Erlang Interoperability guide discusses different interoperability mechanisms. Here are my conclusions:
Ports and Erl_Interface programs: OS scheduled, limit scalability.
Port Drivers: dangerous because a crash in the port driver brings the emulator down too.
C Nodes: Node server needs to scale as well as Erlang app to avoid scalability sacrifices.
NIFs: Loic sums them up well.
Some advocate the use of OpenCL basically delegating resource hungry computations to GPU while letting the Erlang emulator to own the CPU. This sounds fantastic but then you have a requirement on your servers having a suitable GPU.
Using JInterface and communicating with a Java process that spawns a thread for every request might be an option.
So has anyone come across a solution that has been tested in practise and turned out to work well?

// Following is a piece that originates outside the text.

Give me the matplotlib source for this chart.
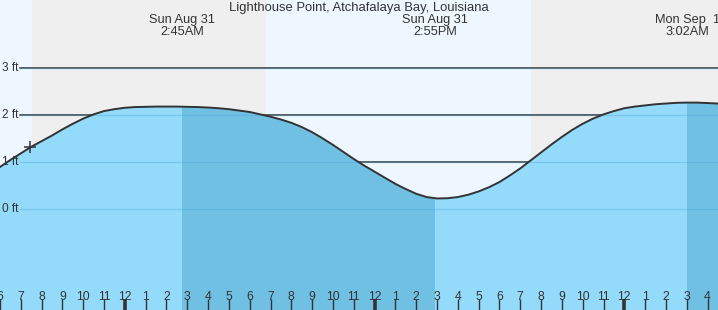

Actually all solutions take place. As I've been working tightly with some of them I could say the following:
Ports are safe but port communication is slow. If port crashes, VM continues working. If you do not communicate with your port extensively or you do not trust the port - this is your choice
NIFs are extremely fast. If your data flow is great you should use them. Of course they are unsafe so you have to program NIF library carefully and you'd better learn some C (the point that most of NIF creators skip). Actually scheduling problems are easily overcome with the specific pattern. You should start the new C thread that does actual job just after receiving data from Erlang and detach processing from Erlang thread. So you quit NIF function very quickly returning back in Erlang and waiting for a message from C code.
Java Nodes or C nodes are for tasks that can be moved to the node completely. That are some long and heavy jobs.
Bearing in mind above considerations you decide the way that fits your task best.